È salvo l’ultimo canyon naturale che si apre nella valle alle porte di Verona. I trentotto ettari del Fondo Alto Borago non verranno convertiti a vigneto mentre per gli altri 951 circostanti ricominceranno gli aggiornamenti topografici, i monitoraggi naturalistici e le analisi geologiche. Una vittoria della comunità che abita in quest’ultimo lembo di antica biodiversità tra Negrar di Valpolicella e Avesa e che, dopo una mobilitazione generale in previsione dell’asta pubblica dei terreni, è riuscita a strapparlo ai progetti dell’agricoltura intensiva. Una storia a lieto fine, inizio di una nuova avventura. Della quale il Parco Natura Viva di Bussolengo farà parte insieme alla sua Fondazione ARCA, con i “Guardiani del Territorio”. Così è sintetizzato il corso di formazione dedicato agli insegnanti della scuola secondaria, che prende il via il prossimo giovedì 26 gennaio per proseguire i successivi 9 e 23 febbraio. L’obiettivo è unico: diffondere la conoscenza di un territorio ancestrale, tanto vicino alla città quanto poco conosciuto. E che, dopo la prima fase conclusa con l’affidamento della gestione dell’area all’associazione “Il Carpino”, dovrà essere mantenuto, studiato e reso fruibile alla cittadinanza. 
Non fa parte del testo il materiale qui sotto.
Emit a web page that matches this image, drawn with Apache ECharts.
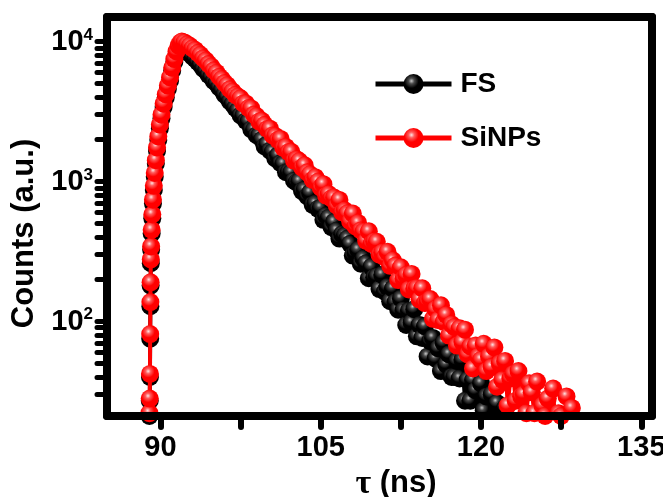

Un lavoro che la paleontologia ha già avviato da decenni grazie alla catalogazione di fossili di pesci, crostacei, tartarughe marine e terrestri, grossi semi e palme da parte del Museo di Storia Naturale di Verona. Un vajo, quello del Borago, frequentato dall’uomo sin dal Paleolitico che ha rischiato in quest’epoca di vedere i suoi prati aridi trasformati in superficie vitata intensiva, senza soluzione di continuità con gli altri 8.400 ettari coltivati in Valpolicella. Come d’altronde è già accaduto negli ultimi quindici anni a quelli dell’adiacente Zona Speciale di Conservazione “Val Galina e Progno Borago”. Sarebbe stato un addio alle numerose specie di orchidee selvatiche rare (alcune in allegato II della direttiva Habitat). Ma anche ai carpini, agli ornielli, ai faggi e ai tassi, insieme alle farfalle, ai succiacapre, agli assioli e ai falchi pecchiaioli. Per non parlare del fatto che anche il fondo del vajo, nella sua zona carsica in cui scorre il torrente tra le pareti di roccia, sarebbe stato alterato dall’inquinamento prodotto dai fertilizzanti agricoli. “La tutela dell’ambiente – spiega Katia Dell’Aira, responsabile del settore educativo del Parco Natura Viva – passa attraverso l’impegno di ognuno di noi: la storia della conservazione della natura annovera grandi iniziative di tutela, ma è necessario anche l’impegno delle popolazioni locali per affermare la possibilità di decidere del destino dei propri territori. Questo è uno di quei casi a lieto fine, che rappresenta un esempio di mobilitazione per la protezione dell’ambiente nelle mani di tutti noi”. 

I “GUARDIANI DEL TERRITORIO”

Il corso di formazione ha il patrocinio dell’Ufficio Provinciale Scolastico di Verona, è gratuito, rivolto agli insegnanti della scuola secondaria e si articolerà con gli interventi di Katia Dell’Aira, Marta Tezza, Tommaso Sandri (Parco Natura Viva, Fondazione ARCA), Leonardo Latella, Sebastiano Andreatta (Museo di Storia Naturale di Verona), Mario Spezia, Aurora Allegrezza, Flavio Coato (Il Carpino APS), Isolde Quadranti (Radici dei diritti), Eleonora Migno, Giorgio Menchini (COSPE).